The test for Deal is as much mental as it physical. Several times in Wednesday’s practice, Brown could be seen grabbing the freshman and lining him up where he was actually supposed to be.
“The big part of it is just learning to think when you’re tired,” Brown said. “I think when he’s tired, his fundamentals kind of go out the window, and (he) starts to kind of feel sorry for himself a little bit. I kind of understand, being a young guy, but I’m not going to feel sorry for him. Nobody else is going to feel sorry for him out here. We all came (here) to be successful and continue to work and push each other to be the best we can be.”
What should help Deal is the transition to practices with the full team, which will happen on Friday. While his reps will go down, it will allow him to see how Gordon and Clement handle their business. Both guys, despite differing amounts of success, are considered among the hardest workers on the team. And though Deal had a chance to watch them in the summer, training camp is a different beast.

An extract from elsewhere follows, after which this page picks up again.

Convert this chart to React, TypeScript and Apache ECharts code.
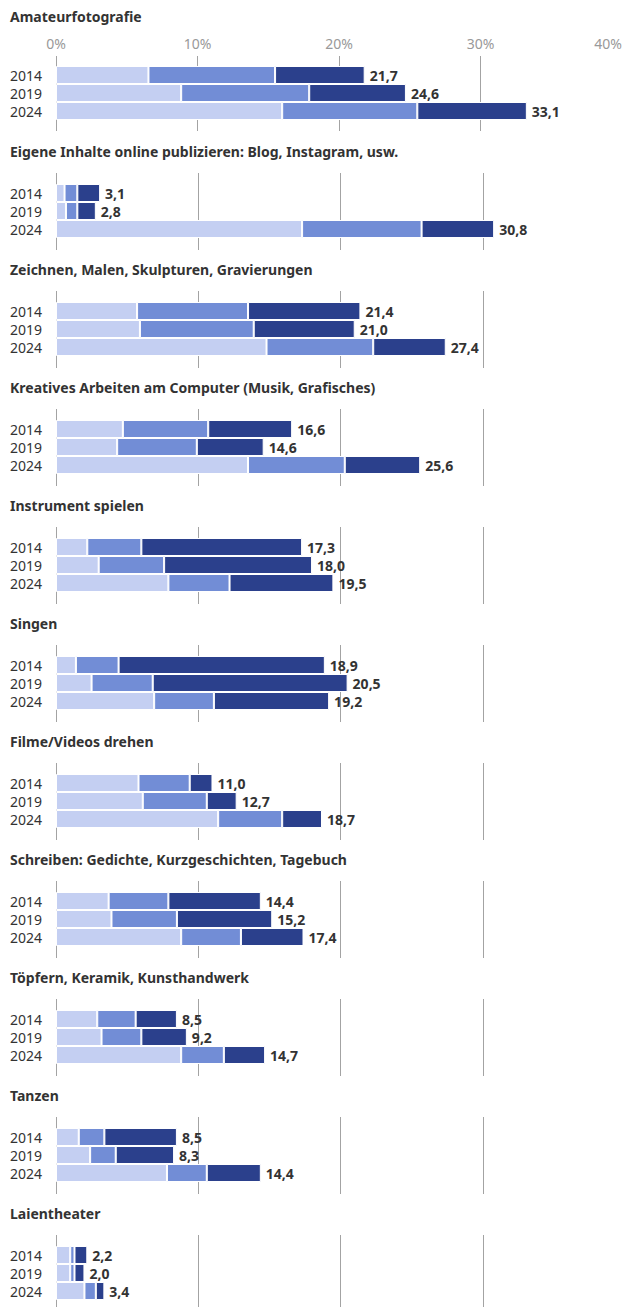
import React, { useEffect, useRef } from "react";
import * as echarts from "echarts";

const years = ["2014", "2019", "2024"];
const activities = [
  "Amateurfotografie",
  "Eigene Inhalte online publizieren: Blog, Instagram, usw.",
  "Zeichnen, Malen, Skulpturen, Gravierungen",
  "Kreatives Arbeiten am Computer (Musik, Grafisches)",
  "Instrument spielen",
  "Singen",
  "Filme/Videos drehen",
  "Schreiben: Gedichte, Kurzgeschichten, Tagebuch",
  "Töpfern, Keramik, Kunsthandwerk",
  "Tanzen",
  "Laientheater",
];
// segment values per activity, per year [2014, 2019, 2024]
const segLight = [
  [6.5, 8.8, 15.9],
  [0.6, 0.7, 17.3],
  [5.7, 5.9, 14.8],
  [4.7, 4.3, 13.5],
  [2.2, 3.0, 7.9],
  [1.4, 2.5, 6.9],
  [5.8, 6.1, 11.4],
  [3.7, 3.9, 8.8],
  [2.9, 3.2, 8.8],
  [1.6, 2.4, 7.8],
  [1.0, 1.0, 2.0],
];
const segMedium = [
  [8.9, 9.0, 9.5],
  [0.9, 0.8, 8.4],
  [7.8, 8.0, 7.5],
  [6.0, 5.6, 6.8],
  [3.8, 4.6, 4.3],
  [3.0, 4.3, 4.2],
  [3.6, 4.5, 4.5],
  [4.2, 4.6, 4.2],
  [2.7, 2.8, 3.0],
  [1.8, 1.8, 2.8],
  [0.3, 0.3, 0.8],
];
const segDark = [
  [6.3, 6.8, 7.7],
  [1.6, 1.3, 5.1],
  [7.9, 7.1, 5.1],
  [5.9, 4.7, 5.3],
  [11.3, 10.4, 7.3],
  [14.5, 13.7, 8.1],
  [1.6, 2.1, 2.8],
  [6.5, 6.7, 4.4],
  [2.9, 3.2, 2.9],
  [5.1, 4.1, 3.8],
  [0.9, 0.7, 0.6],
];
const totals = [
  [21.7, 24.6, 33.1],
  [3.1, 2.8, 30.8],
  [21.4, 21.0, 27.4],
  [16.6, 14.6, 25.6],
  [17.3, 18.0, 19.5],
  [18.9, 20.5, 19.2],
  [11.0, 12.7, 18.7],
  [14.4, 15.2, 17.4],
  [8.5, 9.2, 14.7],
  [8.5, 8.3, 14.4],
  [2.2, 2.0, 3.4],
];
const axisTicks = [0, 10, 20, 30, 40];

const COLORS = ["#c4cff2", "#728dd6", "#2b408c"];
const FONT = "'Noto Sans', sans-serif";

export default function App() {
  const ref = useRef<HTMLDivElement>(null);

  useEffect(() => {
    if (!ref.current) return;
    const chart = echarts.init(ref.current, null, { renderer: "svg" });

    const grids: any[] = [];
    const xAxes: any[] = [];
    const yAxes: any[] = [];
    const series: any[] = [];
    const titles: any[] = [];

    activities.forEach((name, p) => {
      const T = p === 0 ? 17 : 152 + 118 * (p - 1);
      const bgTop = p === 0 ? 56 : T + 21;
      const bgH = p === 0 ? 75 : 77;
      const barTop = p === 0 ? 66 : T + 32;
      const bgIdx = grids.length;
      grids.push({ left: 56, width: 569, top: bgTop, height: bgH });
      const barIdx = grids.length;
      grids.push({ left: 56, width: 569, top: barTop, height: 54 });

      titles.push({
        text: name,
        left: 10,
        top: T - 8,
        padding: 0,
        textStyle: { fontSize: 14, fontWeight: "bold", color: "#333", fontFamily: FONT },
      });

      xAxes.push({
        gridIndex: bgIdx,
        type: "value",
        min: axisTicks[0],
        max: axisTicks[axisTicks.length - 1],
        interval: axisTicks[1] - axisTicks[0],
        position: "top",
        axisLine: { show: false },
        axisTick: { show: false },
        axisLabel: {
          show: p === 0,
          formatter: "{value}%",
          color: "#999",
          fontSize: 14,
          fontFamily: FONT,
          margin: 6,
          alignMaxLabel: "right",
        },
        splitLine: {
          show: true,
          showMinLine: true,
          showMaxLine: false,
          lineStyle: { color: "#a3a3a3", width: 1 },
        },
      });
      yAxes.push({ gridIndex: bgIdx, type: "value", show: false, min: 0, max: 1 });

      xAxes.push({
        gridIndex: barIdx,
        type: "value",
        min: axisTicks[0],
        max: axisTicks[axisTicks.length - 1],
        show: false,
        splitLine: { show: false },
      });
      yAxes.push({
        gridIndex: barIdx,
        type: "category",
        data: years,
        inverse: true,
        axisLine: { show: false },
        axisTick: { show: false },
        splitLine: { show: false },
        axisLabel: {
          interval: 0,
          hideOverlap: false,
          color: "#333",
          fontSize: 14,
          lineHeight: 16,
          fontFamily: FONT,
          margin: 14,
        },
      });

      const xi = xAxes.length - 1;
      const yi = yAxes.length - 1;
      [segLight, segMedium, segDark].forEach((seg, s) => {
        series.push({
          type: "bar",
          name: ["a", "b", "c"][s],
          stack: "p" + p,
          xAxisIndex: xi,
          yAxisIndex: yi,
          barWidth: 18,
          data: seg[p],
          itemStyle: { color: COLORS[s], borderColor: "#fff", borderWidth: 1 },
          label:
            s === 2
              ? {
                  show: true,
                  position: "right",
                  distance: 5,
                  color: "#333",
                  fontSize: 14,
                  fontWeight: "bold",
                  fontFamily: FONT,
                  formatter: (d: any) => totals[p][d.dataIndex].toFixed(1).replace(".", ","),
                }
              : { show: false },
          emphasis: { disabled: true },
        });
      });
    });

    chart.setOption({
      animation: false,
      title: titles,
      grid: grids,
      xAxis: xAxes,
      yAxis: yAxes,
      series,
      tooltip: { show: false },
    });

    return () => chart.dispose();
  }, []);

  return (
    <div
      ref={ref}
      style={{ position: "absolute", left: 0, top: 0, width: 625, height: 1307, background: "#fff" }}
    />
  );
}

“It’s a different type of work level then when he was in high school. And it was the same way for me when I came from high school to college,” said Brown, who played collegiately for Georgia. “I thought I worked hard until I got around guys that really worked every single day … He’s getting these reps now individually by himself, but once he gets around Melvin and Corey and sees those guys in person really working every single day, he’ll get a better understanding, hopefully, and try and step his game up a little more.”
Like he did in the drill in which he flattened Fischer.
“I want to see that consistently every single day,” Brown said. “He’s a big physical guy, which is one of the reasons we recruited him but he needs to be that way consistently. I think sometimes when he gets tired he plays like he’s 155 (pounds) instead of (216 pounds).”